First off, I’m very sorry to hear that you have to do this thing again. I’m also sorry about the late response—I managed to pass last year, so the details aren’t so fresh in my mind but I think I can remember enough of how I prepared for the section. The good news is that if you are having trouble with economics, I think it is one area that you can get control of. Conceptually, it is not one of the hardest. I think that the biggest problem with that section is that it is massive—it is one of the largest in terms of the number of pages with the fewest number of points that you can gain. So the real trick is to boil that material down into the key points.

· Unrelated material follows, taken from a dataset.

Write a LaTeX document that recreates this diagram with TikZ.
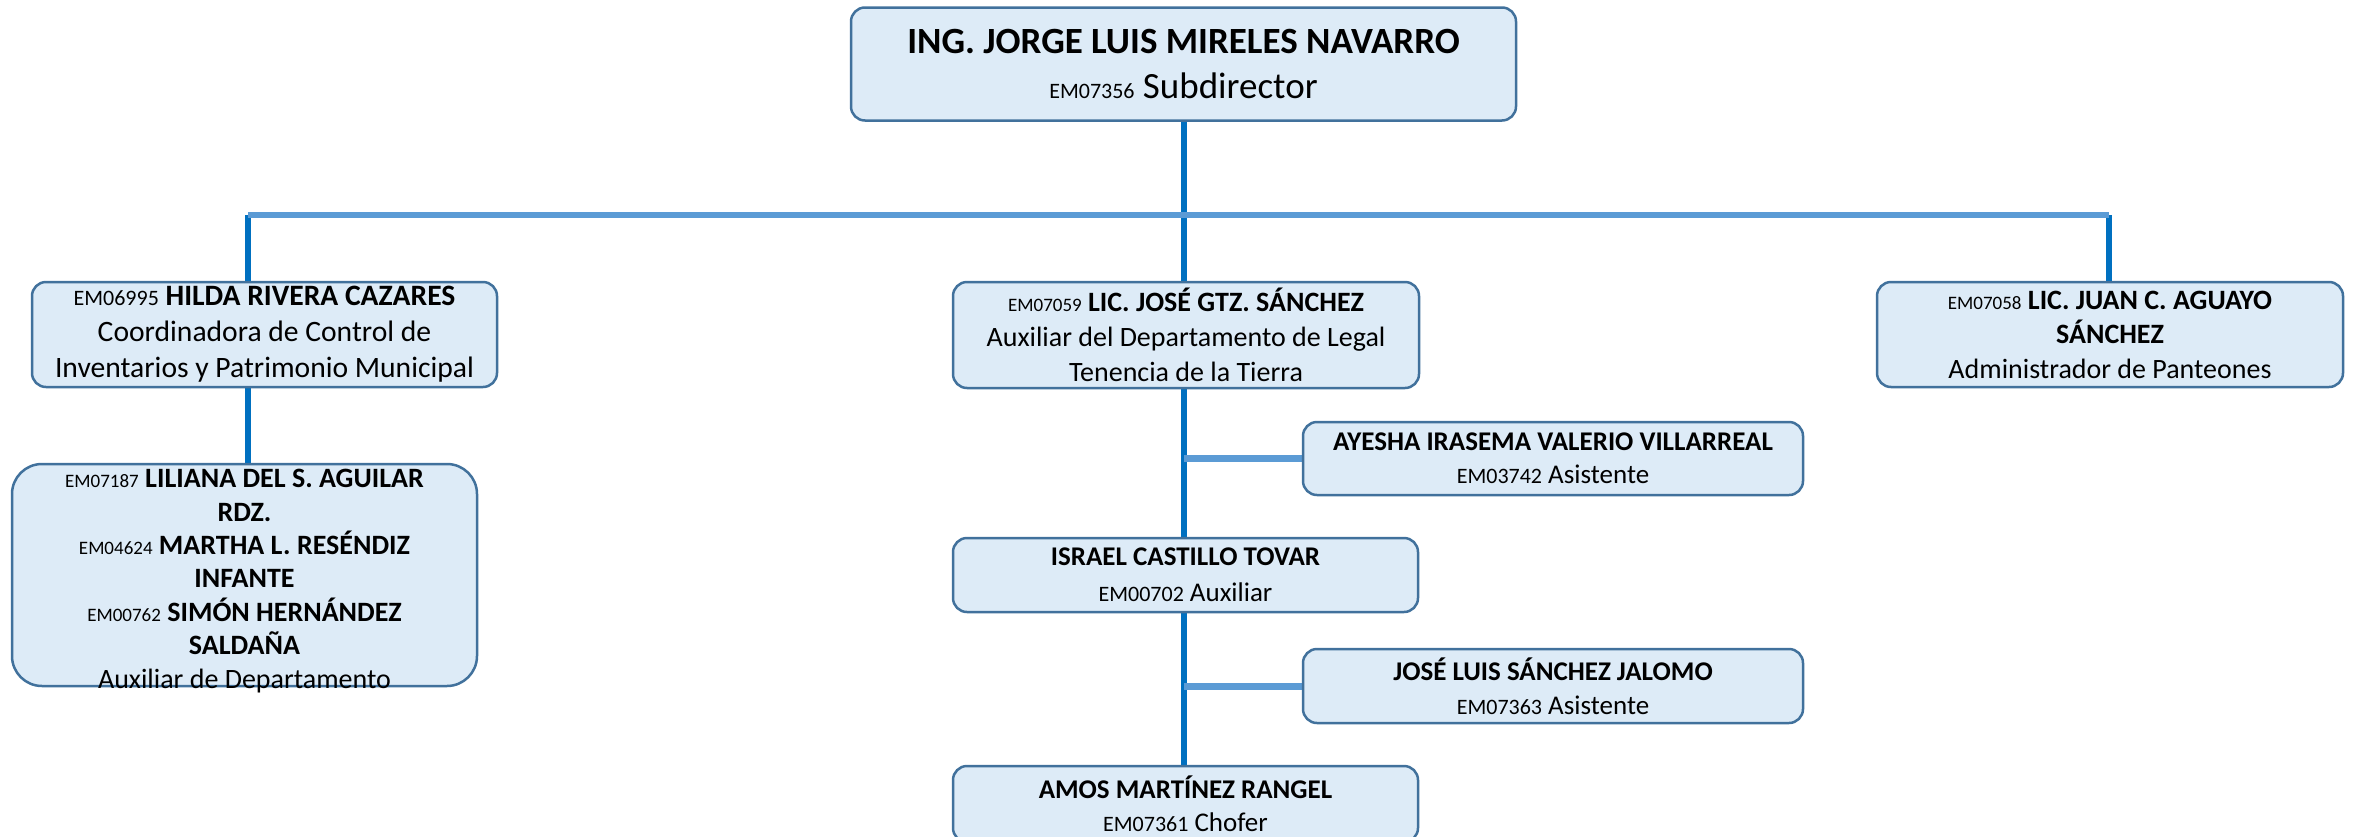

So you have to guess what is testable in that twisting mass of material. First, I would pull out any formula in the chapter—they’re all fair game no matter how small or insignificant one seems. I remember I made a list of formulas from that chapter that was one of the largest in the whole curriculum. But it’s obviously a lot more than just formulas. For example, in the 2007 test there was a question that was essentially asking nothing more than how to calculate the EBIT margin for an index. That question was actually a fraction of a large chapter on projecting the value of an index. The meaning of the chapter in its entirety was not tested—just that one point concerning the EBIT margin, so that’s what I mean about trying to boil things down to filter out what are the quantitative things that they can test. There is also a lot of qualitative material there that is very difficult to test and that isn’t where your focus should be. I think you also have to have the details down of the indicators section, even though it’s tedious and unlikely to be tested. I seem to remember that the 2008 test did ask a very specific question about how certain indicators functioned. The section about analysts’ biases is also fair game. That can be tricky because some of the terminology repeats the behavioral section and sometimes the terminology seems to diverge, so I think it is good to try to separate them if possible—that is, don’t answer a question on the economics section with something from the behavioral material.
In summary, the readings in Level 3 economics are essentially about strategic allocation (long-term capital market expectations), but that big picture is not what is tested. They will pull out fragments from that big picture, so keep breaking the sprawling material down into smaller, testable units with the formulas as the most basic of those units.